Author Archives: Andreas Muenchow

Arctic Ice Cover and Petermann Fjord, Glacier, and Ice Island Video Footage

The National Snow and Ice Data Center announced today, that the Arctic Ice Area Extent has reached an absolute minimum breaking the record minimum of 2007 with still several weeks of potential melting and retreat to go. This has been anticipated for many weeks now with perhaps the most extensive coverage and intelligent discussions over at Neven’s Arctic Sea Ice Blog.

The graph above shows Arctic sea ice extent as of August 26, 2012, along with daily ice extent data for 2007, the previous record low year, and 1980, the record high year. 2012 is shown in blue, 2007 in green, and 1980 in orange. The 1979 to 2000 average is in dark gray. The gray area around this average line shows the two standard deviation range of the data. The 1981 to 2010 average is in sky blue. Sea Ice Index data. [Credit: National Snow and Ice Data Center]

This is as big a deal, because an ice-covered ocean reflects much more sunlight back into space in summer than a black ocean does that absorbs more heat: a positive feedback. This is why people in hot climates wear white, not black clothes, they like to stay cool. Furthermore, this decline has been ongoing for the last 30 years and the climate models that policy makers rely on did not predict this level of ice cover to occur for another 20-30 years. So, the warming climate and the changes it caused are on an accelerated schedule with regard to the Arctic Sea Ice cover. Also, the remaining ice cover is thinner than it used to be, because the multi-year ice keeps leaving the Arctic faster than it can be formed inside the Arctic. Both the Fram Strait to the east of Greenland and Nares Strait to the west of Greenland export this old, hard, and thick ice that ultimately melts further south. The ice that is left in the Arctic Ocean has become both thinner, younger, and softer, making it easier to melt the next summer.

On somewhat related news from the University of Delaware (UDel), we put two videos together that show a tiny, if spectacular example of a different area that has never been ice-free for at least 150 years when people were looking: Petermann Fjord. On August 10/11, 2012 the Captain and crew of the Canadian Coast Ship Henry Larsen gave us unfettered 18 hours access to the newly ice-free waters of this large glacier that discharges about 6% of the Greenland ice sheet. The UDel press release has the video that is also posted at youtube. As a less professionally assembled version is my first introductory iMovie project, e.g.,

Steensby Gletscher Sheds 10 km^2 Ice Island

Following the rapid southward motion of Petermann’s 2012 Ice Island (PII-2012) via MODIS satellite imagery, I noticed a larger piece of Steensby Gletscher nearby breaking off. Steensby discharges into Sankt George Fjord whose upper reaches are narrower than Petermann’s (4.5 km vs. 15.5 km wide). The new ice island is smaller than the Manhattan-sized ice islands from Petermann, but it is still about three times the size of Manhattan’s Central Park (~ 10 km^2).

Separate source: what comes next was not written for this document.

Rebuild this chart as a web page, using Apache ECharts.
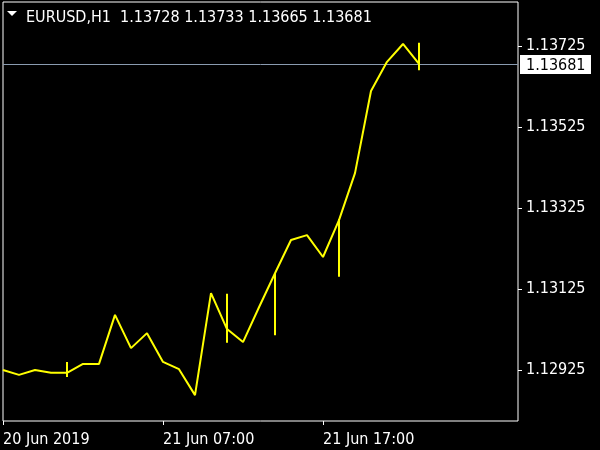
<!DOCTYPE html>
<html>
<head>
<meta charset="utf-8">
<script src="https://cdn.jsdelivr.net/npm/echarts@6/dist/echarts.min.js"></script>
<style>html,body{margin:0;padding:0;background:#000;}#c{width:600px;height:450px;}</style>
</head>
<body>
<div id="c"></div>
<script>
const symbolName = 'EURUSD,H1';
const ohlc = ['1.13728', '1.13733', '1.13665', '1.13681'];
const barTimes = ['20 Jun 21:00','20 Jun 22:00','20 Jun 23:00','21 Jun 00:00','21 Jun 01:00','21 Jun 02:00','21 Jun 03:00','21 Jun 04:00','21 Jun 05:00','21 Jun 06:00','21 Jun 07:00','21 Jun 08:00','21 Jun 09:00','21 Jun 10:00','21 Jun 11:00','21 Jun 12:00','21 Jun 13:00','21 Jun 14:00','21 Jun 15:00','21 Jun 16:00','21 Jun 17:00','21 Jun 18:00','21 Jun 19:00','21 Jun 20:00','21 Jun 21:00','21 Jun 22:00','21 Jun 23:00'];
const closes = [1.12925,1.12913,1.12925,1.12918,1.12918,1.12940,1.12940,1.13061,1.12979,1.13016,1.12945,1.12927,1.12863,1.13115,1.13026,1.12994,1.13080,1.13164,1.13246,1.13258,1.13204,1.13295,1.13411,1.13614,1.13686,1.13730,1.13681];
const signalIdx = [4, 14, 17, 21, 26];
const signalHigh = [1.12945, 1.13113, 1.13164, 1.13298, 1.13733];
const signalLow = [1.12908, 1.12992, 1.13011, 1.13155, 1.13665];
const xTickIdx = [0, 10, 20];
const xTickLabels = ['20 Jun 2019', '21 Jun 07:00', '21 Jun 17:00'];
const yTicks = [1.12925, 1.13125, 1.13325, 1.13525, 1.13725];
const lastPrice = 1.13681;

const FONT = "'DejaVu Sans Condensed', 'Liberation Sans', sans-serif";
const X_MAX = 32.1875;
const chart = echarts.init(document.getElementById('c'), null, {renderer: 'canvas'});
const lineData = closes.map((v, i) => [i, v]);
const sigData = signalIdx.map((idx, k) => [idx, signalHigh[k], signalLow[k]]);

chart.setOption({
  backgroundColor: '#000000',
  animation: false,
  title: {
    text: symbolName + '  ' + ohlc.join(' '),
    left: 21, top: 5,
    textStyle: {color: '#ffffff', fontFamily: FONT, fontSize: 16, fontWeight: 'normal'}
  },
  graphic: [{
    type: 'polygon', shape: {points: [[7, 11], [17, 11], [12, 16]]},
    style: {fill: '#ffffff'}
  }],
  grid: {left: 3, top: 2, right: 82, bottom: 29, show: true, borderColor: '#ffffff', borderWidth: 1, backgroundColor: '#000000'},
  xAxis: {
    type: 'value', min: 0, max: X_MAX,
    splitLine: {show: false},
    axisLine: {show: false, onZero: false},
    axisTick: {show: true, length: 4, customValues: xTickIdx, lineStyle: {color: '#ffffff'}},
    axisLabel: {
      customValues: xTickIdx, align: 'left', margin: 11,
      color: '#ffffff', fontFamily: FONT, fontSize: 16,
      formatter: v => xTickLabels[xTickIdx.indexOf(Math.round(v))] || ''
    }
  },
  yAxis: {
    type: 'value', position: 'right', min: 1.1279907, max: 1.1383364, scale: true,
    splitLine: {show: false},
    axisLine: {show: false, onZero: false},
    axisTick: {show: true, length: 4, customValues: yTicks, lineStyle: {color: '#ffffff'}},
    axisLabel: {
      customValues: yTicks, margin: 8, padding: [3, 0, 0, 0],
      color: '#ffffff', fontFamily: FONT, fontSize: 16,
      formatter: v => v.toFixed(5)
    }
  },
  series: [{
    type: 'custom', data: [[lastPrice]], z: 1, clip: false,
    renderItem: (params, api) => {
      const a = api.coord([0, api.value(0)]);
      const b = api.coord([X_MAX, api.value(0)]);
      const y = Math.round(a[1]) + 0.5;
      return {type: 'group', children: [
        {type: 'line', shape: {x1: a[0], y1: y, x2: b[0], y2: y}, style: {stroke: '#8a9bb0', lineWidth: 1}},
        {type: 'rect', shape: {x: b[0] + 2, y: y - 9.5, width: 71, height: 19}, style: {fill: '#ffffff'}},
        {type: 'text', x: b[0] + 8, y: y + 1, style: {text: api.value(0).toFixed(5), fill: '#000000', font: '16px ' + FONT, verticalAlign: 'middle', align: 'left'}}
      ]};
    }
  }, {
    type: 'line', data: lineData, symbol: 'none', z: 3,
    lineStyle: {color: '#ffff00', width: 2}
  }, {
    type: 'custom', data: sigData, z: 3,
    renderItem: (params, api) => {
      const p1 = api.coord([api.value(0), api.value(1)]);
      const p2 = api.coord([api.value(0), api.value(2)]);
      return {type: 'line', shape: {x1: p1[0], y1: p1[1], x2: p2[0], y2: p2[1]},
        style: {stroke: '#ffff00', lineWidth: 2}};
    }
  }]
});
</script>
</body>
</html>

Steensby Gletscher and Sankt George Fjord on Aug.-15 and Aug.-24, 2012 (top) and fjords and glaciers of north-west Greenland facing the Arctic Ocean as seen by MODIS-Aqua on Aug.-24, 2012 13:45 UTC (bottom). All data are shown at 250-m spatial resolution. Note the segment of Steensby Gletscher which is separating from the glacier to form a new ice island.

The floating ice shelf of Steensby Gletscher is also two to three times thicker, but it moves more slowly. It appears, that a lateral crack or rift broke off sometime between Aug.-21 and Aug.-22, 2012 to form the ice island, this one about 1/10 the size of PII-2012. This latest calving is about 7 years of steady advance of this glacier. Comparing the front of the glacier with that observed in 1947, 1953, and 1971, I find its current site well within the earlier bounds reported by Dr. Anthony Higgins of the Geological Survey of Greenland. The same cannot be said for Petermann Gletscher about 40 nautical miles to the south-west. Unlike Petermann’s Ice Islands, Steensby’s are likely to linger and stay inside its fjord for several years as many of those calving from neighboring Ryder and C.H. Ostenfeld Gletschers do.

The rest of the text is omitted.